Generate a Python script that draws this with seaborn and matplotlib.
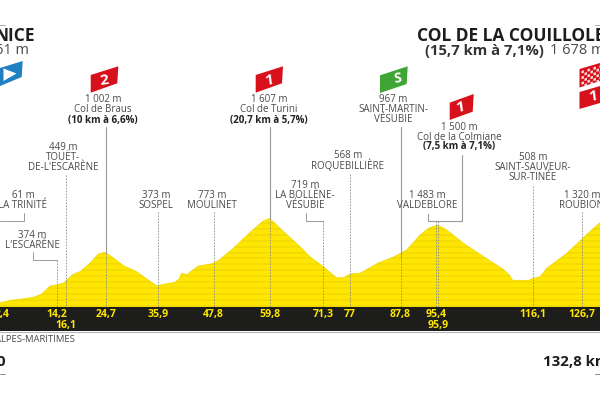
import matplotlib
matplotlib.use("Agg")
import matplotlib.pyplot as plt
import numpy as np
import pandas as pd
import seaborn as sns

# profil de l'etape (km, altitude en m)
profil_km = [2.06, 4.2, 6.3, 9.2, 11.0, 12.8, 14.2, 15.6, 17.8, 19.2, 21.3, 23.1, 24.5, 26.0, 28.5, 31.3,
             33.8, 35.7, 37.0, 39.5, 40.4, 41.0, 42.0, 44.5, 47.5, 48.8, 52.0, 55.6, 58.4, 59.8, 62.0, 66.3,
             68.4, 71.1, 73.1, 74.1, 75.6, 77.0, 79.1, 83.1, 86.3, 89.1, 92.0, 93.8, 95.7, 97.7, 101.3,
             105.6, 109.8, 111.1, 111.8, 115.2, 116.3, 117.7, 119.1, 123.4, 126.8, 129.1, 130.5]
profil_alt = [121, 163, 181, 216, 275, 415, 438, 463, 627, 667, 815, 979, 1008, 931, 773, 667,
              521, 415, 445, 480, 544, 644, 614, 767, 808, 861, 1079, 1360, 1559, 1607, 1431, 1107,
              931, 767, 627, 561, 561, 627, 639, 825, 926, 1049, 1313, 1431, 1489, 1401, 1167,
              931, 709, 609, 516, 516, 551, 581, 727, 991, 1255, 1431, 1529]

# kilometrages : premiere ligne et deuxieme ligne de la bande noire
km_ligne1 = [2.4, 14.2, 24.7, 35.9, 47.8, 59.8, 71.3, 77, 87.8, 95.4, 116.1, 126.7]
km_ligne2 = [16.1, 95.9]
km_textes1 = ["2,4", "14,2", "24,7", "35,9", "47,8", "59,8", "71,3", "77", "87,8", "95,4", "116,1", "126,7"]
km_textes2 = ["16,1", "95,9"]

# reperes : lignes du texte, centre x, y du haut, col ou non
reperes = [
    (["61 m", "LA TRINITÉ"], 23, 196, False),
    (["374 m", "L'ESCARÈNE"], 32, 235, False),
    (["449 m", "TOUËT-", "DE-L'ESCARÈNE"], 63, 147, False),
    (["1 002 m", "Col de Braus", "(10 km à 6,6%)"], 103, 100, True),
    (["373 m", "SOSPEL"], 156, 196, False),
    (["773 m", "MOULINET"], 212, 196, False),
    (["1 607 m", "Col de Turini", "(20,7 km à 5,7%)"], 269, 100, True),
    (["719 m", "LA BOLLÈNE-", "VÉSUBIE"], 305, 185, False),
    (["568 m", "ROQUEBILLIÈRE"], 348, 156, False),
    (["967 m", "SAINT-MARTIN-", "VÉSUBIE"], 393, 100, False),
    (["1 500 m", "Col de la Colmiane", "(7,5 km à 7,1%)"], 459, 127, True),
    (["1 483 m", "VALDEBLORE"], 427, 196, False),
    (["508 m", "SAINT-SAUVEUR-", "SUR-TINÉE"], 533, 158, False),
    (["1 320 m", "ROUBION"], 582, 196, False),
]

# traits pointilles (km, haut) et traits pleins (km, haut, bas)
pointilles_km = [14.2, 16.1, 24.7, 35.9, 47.8, 59.8, 71.3, 77, 87.8, 95.4, 95.9, 116.1, 126.7]
pointilles_haut = [260, 175, 253, 212, 212, 218, 221, 174, 257, 221, 221, 186, 212]
pleins_km = [24.7, 59.8, 87.8]
pleins_haut = [127, 127, 127]
pleins_bas = [253, 218, 257]

sns.set_theme(style="white")
plt.rcParams['font.family'] = ['Open Sans', 'DejaVu Sans']

fig = plt.figure(figsize=(6, 4), dpi=100)
ax = fig.add_axes([0, 0, 1, 1])
ax.set_xlim(2.06, 130.5)
ax.set_ylim(-1591, 5449)
ax.axis('off')

# calque en pixels pour le texte et les drapeaux
pix = fig.add_axes([0, 0, 1, 1], zorder=5)
pix.set_xlim(0, 600)
pix.set_ylim(400, 0)
pix.axis('off')
pix.patch.set_alpha(0)

def px_km(km):
    return (km - 2.06) * 600 / (130.5 - 2.06)

# le profil jaune avec ses rayures
df = pd.DataFrame({"km": profil_km, "alt": profil_alt})
zone = ax.fill_between(df["km"], -100, df["alt"], color="#FFE600", lw=0, zorder=1)
sns.lineplot(data=df, x="km", y="alt", color="#F0D800", lw=0.5, ax=ax, zorder=2)
ax.set_xlabel('')
ax.set_ylabel('')
rayures = ax.hlines(np.arange(60, 1700, 105), 2.06, 130.5, color="#C8B400", lw=0.35, alpha=0.8, zorder=2)
rayures.set_clip_path(zone.get_paths()[0], ax.transData)

# bande noire
pix.fill_between([0, 600], 307, 331, color="#1D1D1B", lw=0, zorder=3)
pix.plot([0, 600], [331.5, 331.5], color="#B5B5B5", lw=0.8, zorder=3)

gris = "#4A4A4A"
trait = "#9A9A9A"

for km, haut in zip(pointilles_km, pointilles_haut):
    pix.plot([px_km(km)] * 2, [haut, 307], color="#8A8A8A", lw=0.6, ls=(0, (2, 1.6)), zorder=2)
for km, haut, bas in zip(pleins_km, pleins_haut, pleins_bas):
    pix.plot([px_km(km)] * 2, [haut, bas], color=trait, lw=0.8, zorder=2)

# crochets
pix.plot([24, 24, 0], [213, 221, 221], color=trait, lw=0.7)
pix.plot([33, 33, px_km(14.2)], [252, 260, 260], color=trait, lw=0.7)
pix.plot([306, 306, px_km(71.3)], [213, 221, 221], color=trait, lw=0.7)
pix.plot([461.7, 461.7, 427.7, 427.7], [155, 221, 221, 214], color=trait, lw=0.8)

for lignes, x, y, col in reperes:
    for i, ligne in enumerate(lignes):
        gras = col and i == 2
        pix.text(x, y + i * 10, ligne, ha='center', va='center', fontsize=7,
                 color="#222222" if gras else gris, fontweight='bold' if gras else 'normal')

for km, txt in zip(km_ligne1, km_textes1):
    pix.text(px_km(km), 314.5, txt, ha='center', va='center', fontsize=7.6,
             color="#FFE600", fontweight='bold', zorder=4)
for km, txt in zip(km_ligne2, km_textes2):
    pix.text(px_km(km), 325.5, txt, ha='center', va='center', fontsize=7.6,
             color="#FFE600", fontweight='bold', zorder=4)

# titres
pix.text(34.5, 36, "NICE", ha='right', va='center', fontsize=12.5, fontweight='bold', color="#1D1D1B")
pix.text(29, 51, "61 m", ha='right', va='center', fontsize=10.5, color=gris)
pix.text(417, 36, "COL DE LA COUILLOLE", ha='left', va='center', fontsize=12.5, fontweight='bold', color="#1D1D1B")
pix.text(425, 51, "(15,7 km à 7,1%)", ha='left', va='center', fontsize=10.7, fontweight='bold', color="#333333")
pix.text(550, 51, "1 678 m", ha='left', va='center', fontsize=10.5, color=gris)
pix.text(75, 339, "ALPES-MARITIMES", ha='right', va='center', fontsize=6.8, color=gris)
pix.text(543, 362, "132,8 km", ha='left', va='center', fontsize=10.8, fontweight='bold', color="#1D1D1B")
pix.text(5, 362, "0", ha='right', va='center', fontsize=10.8, fontweight='bold', color="#1D1D1B")
pix.plot([0, 5], [374, 374], color="#777777", lw=0.6)
pix.plot([595, 600], [374, 374], color="#777777", lw=0.6)
pix.plot([0, 5], [25, 25], color="#999999", lw=0.6)
pix.plot([595, 600], [25, 25], color="#999999", lw=0.6)

# drapeaux
def drapeau(xs, ys, couleur, texte=None, tx=0, ty=0, taille=11):
    pix.fill(xs, ys, color=couleur, lw=0)
    if texte:
        pix.text(tx, ty, texte, ha='center', va='center', color='white', fontsize=taille,
                 fontweight='bold', rotation=8)

drapeau([0, 22.7, 21.7, 0], [68, 61, 77, 86], "#1F80C4")
pix.fill([3.5, 16.5, 3.5], [68.5, 73.5, 81], color="white", lw=0)
drapeau([90.7, 118.3, 117.3, 90.7], [75, 66.3, 83.3, 92.7], "#D7111C", "2", 104, 80)
drapeau([255.7, 283, 282, 255.7], [75, 66.3, 83.3, 92.7], "#D7111C", "1", 269, 80)
drapeau([380, 407.7, 406.7, 380], [75.3, 66.3, 84, 93], "#3FA535", "S", 398, 79, 10)
drapeau([449.7, 473.7, 472.7, 449.7], [102.7, 94, 111.7, 120], "#D7111C", "1", 460, 107)

# drapeau a damier de l'arrivee
drapeau([579.5, 600, 600, 579.5], [69, 63, 81, 87.5], "#D7111C")
for i in range(7):
    for j in range(6):
        if (i + j) % 2 == 0:
            cx = 581.5 + i * 3
            cy = 71.5 + j * 2.8 - (cx - 579.5) * 0.3
            pix.fill([cx, cx + 2.4, cx + 2.4, cx], [cy, cy - 0.7, cy + 1.9, cy + 2.6], color="#FBE3E3", lw=0)
drapeau([579.5, 600, 600, 579.5], [92, 86, 103, 109], "#D7111C", "1", 592.5, 96.5)

fig.savefig("out.png", dpi=100)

**Exercise**
Starting at the top of the listing above, reproduce each line up to and including the one with "import seaborn as sns"; omit the pictures.

**Solved problem**
Generate a Python script that draws this with seaborn and matplotlib.
import matplotlib
matplotlib.use("Agg")
import matplotlib.pyplot as plt
import numpy as np
import pandas as pd
import seaborn as sns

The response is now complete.